In the cast is Maggie Gyllenhaal (more on her in a future issue), also a co-producer who plays Candy, an independent prostitute who refuses to work under any of the multitude of street pimps. Conversations talked to James at the HBO office in Times Square, two blocks away from the now “clean and safe” 42nd Street which used to be the “un-safest” place in the city. Excerpts: What did you find fascinating about the ’70s New York?

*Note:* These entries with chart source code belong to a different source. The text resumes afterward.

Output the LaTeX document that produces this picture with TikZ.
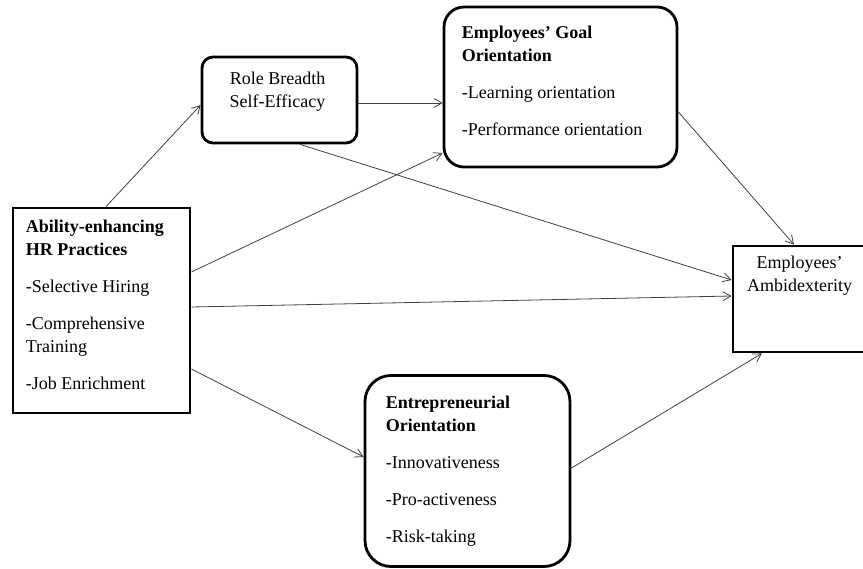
\documentclass[tikz,border=0pt]{standalone}
\usepackage{fontspec}
\setmainfont{Liberation Serif}
\usetikzlibrary{arrows.meta,positioning}

\begin{document}
\begin{tikzpicture}[
  x=1pt,y=-1pt,
  box/.style={draw,line width=2.8pt,inner sep=0pt},
  roundbox/.style={box,rounded corners=#1},
  txt/.style={inner sep=0pt,align=left,font=\fontsize{18}{23}\selectfont},
  arrow/.style={-{Straight Barb[length=8pt,width=9pt]},draw=black!75,line width=0.8pt}
]
  \useasboundingbox (0,0) rectangle (863,569);
  % boxes
  \node[box,minimum width=177pt,minimum height=205pt] (hr) at (101.5,310.5) {};
  \node[roundbox=11pt,minimum width=155pt,minimum height=86pt] (rbse) at (279.5,100) {};
  \node[roundbox=20pt,minimum width=233pt,minimum height=160pt] (ego) at (560.5,87) {};
  \node[box,minimum width=133pt,minimum height=106pt] (amb) at (799.5,299) {};
  \node[roundbox=26pt,minimum width=205pt,minimum height=191pt] (eo) at (467.5,471) {};
  % texts (anchored at the last line)
  \node[txt,anchor=base west] (hrtxt) at ([shift={(14,183)}]hr.north west)
    {\textbf{Ability-enhancing}\\\textbf{HR Practices}\\[14pt]-Selective Hiring\\[14pt]-Comprehensive\\Training\\[14pt]-Job Enrichment};
  \node[txt,align=center,anchor=base] (rbsetxt) at ([shift={(-2,52)}]rbse.north) {Role Breadth\\Self-Efficacy};
  \node[txt,anchor=base west] (egotxt) at ([shift={(19,130)}]ego.north west)
    {\textbf{Employees’ Goal}\\\textbf{Orientation}\\[14pt]-Learning orientation\\[14pt]-Performance orientation};
  \node[txt,align=center,anchor=base] (ambtxt) at ([shift={(0,47)}]amb.north) {Employees’\\Ambidexterity};
  \node[txt,anchor=base west] (eotxt) at ([shift={(22,168)}]eo.north west)
    {\textbf{Entrepreneurial}\\\textbf{Orientation}\\[14pt]-Innovativeness\\[14pt]-Pro-activeness\\[14pt]-Risk-taking};
  % paths
  \draw[arrow] ([xshift=4.5pt]hr.north)--([yshift=-5pt]rbse.west);
  \draw[arrow] ([yshift=-3pt]rbse.east)--([yshift=-16pt]ego.west);
  \draw[arrow] ([xshift=20.5pt]rbse.south)--([yshift=19pt]amb.west);
  \draw[arrow] ([yshift=38.5pt]hr.east)--([yshift=-66pt]ego.west);
  \draw[arrow] ([yshift=3.5pt]hr.east)--([yshift=3pt]amb.west);
  \draw[arrow] ([yshift=-58.5pt]hr.east)--([yshift=14pt]eo.west);
  \draw[arrow] ([yshift=-25pt]ego.east)--([xshift=-5.5pt]amb.north);
  \draw[arrow] ([yshift=3pt]eo.east)--([xshift=-37.5pt]amb.south);
\end{tikzpicture}
\end{document}
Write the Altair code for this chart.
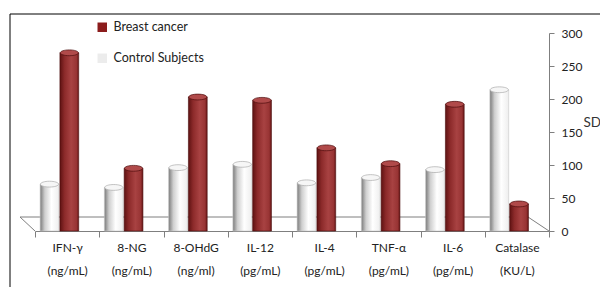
import altair as alt
import pandas as pd

categories = ["IFN-γ|(ng/mL)", "8-NG|(ng/mL)", "8-OHdG|(ng/ml)", "IL-12|(pg/mL)",
              "IL-4|(pg/mL)", "TNF-α|(pg/mL)", "IL-6|(pg/mL)", "Catalase|(KU/L)"]
breast_cancer = [270, 95, 203, 198, 126, 102, 192, 41]
control_subjects = [71, 66, 96, 101, 73, 81, 93, 214]
series_order = ["Control Subjects", "Breast cancer"]
legend_order = ["Breast cancer", "Control Subjects"]
y_ticks = [0, 50, 100, 150, 200, 250, 300]

rows = []
for c, bc, cs in zip(categories, breast_cancer, control_subjects):
    rows.append({"category": c, "series": "Control Subjects", "value": cs})
    rows.append({"category": c, "series": "Breast cancer", "value": bc})
df = pd.DataFrame(rows)

FONT = "Lato"
W, H = 514, 198

red_grad = {"gradient": "linear", "x1": 0, "x2": 1, "y1": 0, "y2": 0,
            "stops": [{"offset": 0, "color": "#5e1212"},
                      {"offset": 0.25, "color": "#8c2a2a"},
                      {"offset": 0.6, "color": "#a84242"},
                      {"offset": 0.88, "color": "#983434"},
                      {"offset": 1, "color": "#661414"}]}
white_grad = {"gradient": "linear", "x1": 0, "x2": 1, "y1": 0, "y2": 0,
              "stops": [{"offset": 0, "color": "#7a7a7a"},
                        {"offset": 0.25, "color": "#cfcfcf"},
                        {"offset": 0.6, "color": "#ffffff"},
                        {"offset": 1, "color": "#eeeeee"}]}

is_bc = alt.datum.series == "Breast cancer"

x_enc = alt.X("category:N", sort=categories,
              scale=alt.Scale(paddingInner=0, paddingOuter=0),
              axis=alt.Axis(title=None, labelAngle=0, labelExpr="split(datum.label, '|')",
                            labelFont=FONT, labelFontSize=12, labelColor="#222222",
                            labelLineHeight=23, labelPadding=5, labelBaseline="top",
                            domainColor="#7f7f7f", tickColor="#7f7f7f", tickSize=6,
                            tickBand="extent"))
xoff_enc = alt.XOffset("series:N", sort=series_order,
                       scale=alt.Scale(paddingOuter=0.65, paddingInner=0.05, align=0.2))
y_enc = alt.Y("value:Q", scale=alt.Scale(domain=[0, 300], nice=False),
              axis=alt.Axis(orient="right", values=y_ticks, grid=False, title="SD",
                            labelOverlap=False,
                            domainColor="#7f7f7f", tickColor="#7f7f7f", tickSize=5,
                            labelPadding=7, labelFont=FONT, labelFontSize=12,
                            labelColor="#222222", titleAngle=0, titleX=34, titleY=89,
                            titleAlign="left", titleBaseline="middle", titleFont=FONT,
                            titleFontSize=13.5, titleFontWeight="normal", titleColor="#333333"))

bars = alt.Chart(df).mark_bar(strokeWidth=0.6).encode(
    x=x_enc, xOffset=xoff_enc, y=y_enc,
    fill=alt.condition(is_bc, alt.value(red_grad), alt.value(white_grad)),
    stroke=alt.condition(is_bc, alt.value("#4a0c0c"), alt.value("#c8c8c8")),
)

ellipse = "M -1 0 A 1 0.32 0 1 0 1 0 A 1 0.32 0 1 0 -1 0 Z"
caps = alt.Chart(df).mark_point(shape=ellipse, filled=True, size=330, strokeWidth=0.7,
                                opacity=1).encode(
    x=x_enc, xOffset=xoff_enc, y=y_enc,
    fill=alt.condition(is_bc, alt.value("#b04a4a"), alt.value("#f6f6f6")),
    stroke=alt.condition(is_bc, alt.value("#4a0c0c"), alt.value("#aaaaaa")),
)

legend_layer = alt.Chart(df).mark_point(filled=True, opacity=0, shape="square").encode(
    x=x_enc, y=y_enc,
    color=alt.Color("series:N",
                    scale=alt.Scale(domain=legend_order, range=["#8b1c1c", "#ececec"]),
                    legend=alt.Legend(orient="none", legendX=61, legendY=-12, title=None,
                                      symbolType="square", symbolSize=90, symbolOpacity=1,
                                      symbolStrokeWidth=0, labelFont=FONT, labelFontSize=12.5,
                                      labelColor="#222222", rowPadding=18, labelOffset=5,
                                      padding=0)),
)

one = alt.Data(values=[{}])
def rule(x1, x2, y1, y2, color="#000000", w=1.0):
    return alt.Chart(one).mark_rule(color=color, strokeWidth=w).encode(
        x=alt.value(x1), x2=alt.value(x2), y=alt.value(y1), y2=alt.value(y2))

frame_top = rule(-25, 570, -19, -19)
frame_left = rule(-25, -25, -19, 270)
floor_back = rule(-15, 493, 184, 184, "#7f7f7f")
floor_left = rule(-15, 0, 184, 198, "#7f7f7f")
floor_right = rule(493, 514, 184, 198, "#7f7f7f")

chart = alt.layer(frame_top, frame_left, floor_back, floor_left, floor_right,
                  bars, caps, legend_layer).properties(
    width=W, height=H,
    autosize=alt.AutoSizeParams(type="none"),
    padding={"left": 27, "top": 25, "right": 51, "bottom": 56},
    background="white",
).configure_view(stroke=None)

chart.save("out.html", embed_options={"renderer": "svg", "actions": False})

“Well, I was born in 1978 but when I was coming up as an actor, most of my favorite movies were from the ’70s. I think it was the golden age of American film. In particular, I love movies that were shot around New York, such as those by Martin Scorsese (Taxi Driver, Wolf of Wall Street, etc.) and William Friedkin (The
French Connection, Cruising, etc.).
“So when I was doing Of Mice and Men on Broadway three and a half years ago, and I met David Simon, I told him, ‘I’m
your biggest fan; I love The Wire. Is there anything you have on the pipeline that we can do?’ I kept that at the back of my mind. I hadn’t done much television at that time and I was looking forward to doing one. I read this book called Difficult Men which was about all the show runners of this new… third, I guess…golden age of television, and I really got turned on by the idea of doing television again.” What got you excited about the drama series?
“I really love directing. I got excited about the prospect of being an actor and director. And I am also a co-producer on the series. I love all aspects of film, and television, and what I’ve really come to enjoy most about the process is when you are the director, you get to collaborate with a lot of people. To be able to be in the mix with people like the two Davids…Simon and Pelecanos…was kind of a dream come true. It’s not about the power, especially on a series like this, but the fact that the writers give you freedom to play within their world.” And what impressed you most about the series?
“You know, David (Simon) has got absolutely zero interest in pornography for pornography’s sake. His interest in porn is like exposing political corruption. And that’s exactly how he presented the material to me three and a half years ago. He said, ‘I got this show. Everybody would expect me to put a lot of sex in it but I’m not gonna give it to them.’
“And I thought he’s not gonna be able to help but show the street-level of this kind of thing; he’s got to show the greyness. The danger is that you don’t show enough and not give the full impression of what the lifestyle of the people in it was. But David did with The Deuce what he did with The Wire in which
he showed both sides of the drug war. So he showed the two sides of the misogynistic world that was 42nd Street.” Are the twins you are playing still alive?
“They are both dead. But Marc Henry Johnson, besides being the producer, was also the location manager and he was able to find one of the twins and make him tell a lot of stories from that era as they walked around the block for more than three hours. The guy passed away a few months before the series began filming.” How challenging was it playing
two characters and directing at the same time?
“It was awesome playing the twin brothers Vincent and Frankie. I would say that the Harvey Keitel character in Mean Streets and at the same time, play the Robert de Niro character in the same movie. The twins are opposites. One is responsible and the other can’t get his life together.
“When I called David after reading the book, I said, ‘I want to do this but I also want to direct an episode.’ He said, ‘Wow, you are playing twins and you’ve got a lot on your plate. Let’s see how
you do it. I will leave a directing slot open and if you prove yourself, then…’ I didn’t know how he thought I fared but I ended up directing two episodes.” What was the hard part, if any, of playing twins?
“I guess it’s in the third episode (airing next Monday, Sept. 25) in which the twins have the most scenes interacting with each other in the whole season. I was doing triple duties. When you do scenes with both twins, you have to shoot them twice essentially. When you’re on a TV set, you keep on watching that clock and I had to
bust my ass. One moment I was Vincent and the next moment I was Frankie, and the whole time I was directing myself doing the two characters. It felt like doing multiple choreography.”
You are one of a kind, a “James of all trades,” acting and directing and writing and teaching at the same time. How do you do it without missing a beat?
“After finishing The Deuce shoot in October last year, things didn’t end there. On my days off, I was teaching in a film class here in New York and busy with weird projects I was producing. I have since changed my ways. I have a new approach where I do fewer things and dig deeper into them. I felt that I couldn’t go through life without filling every minute of my life with something. Maybe that worked for the first 20 years of my career but I realized that it had diminishing returns after a while.” What would you consider your most daring performance?
“My most daring performance? Hmmm…I don’t know.
Uh. I guess, well, I don’t really consider it daring but I remember the time I was doing Milk but that wasn’t as big deal, especially since Brokeback Mountain had just only recently come out. People were asking me if I want to do a gay role. And other people were advising me against it, so…”
(Milk, the 1972 movie, is inspired by Harvey Milk and his lover Scott Smith who leave New York for San Francisco with Milk determined to accomplish something meaningful in his life. In the city’s Castro District, Milk opens a camera shop and helps transform the area into a mecca for gays and lesbians. In 1977, Milk became the nation’s first openly gay man elected to a public office, winning a seat on the Board of Supervisors. Sean Pean plays Milk and James plays Smith.)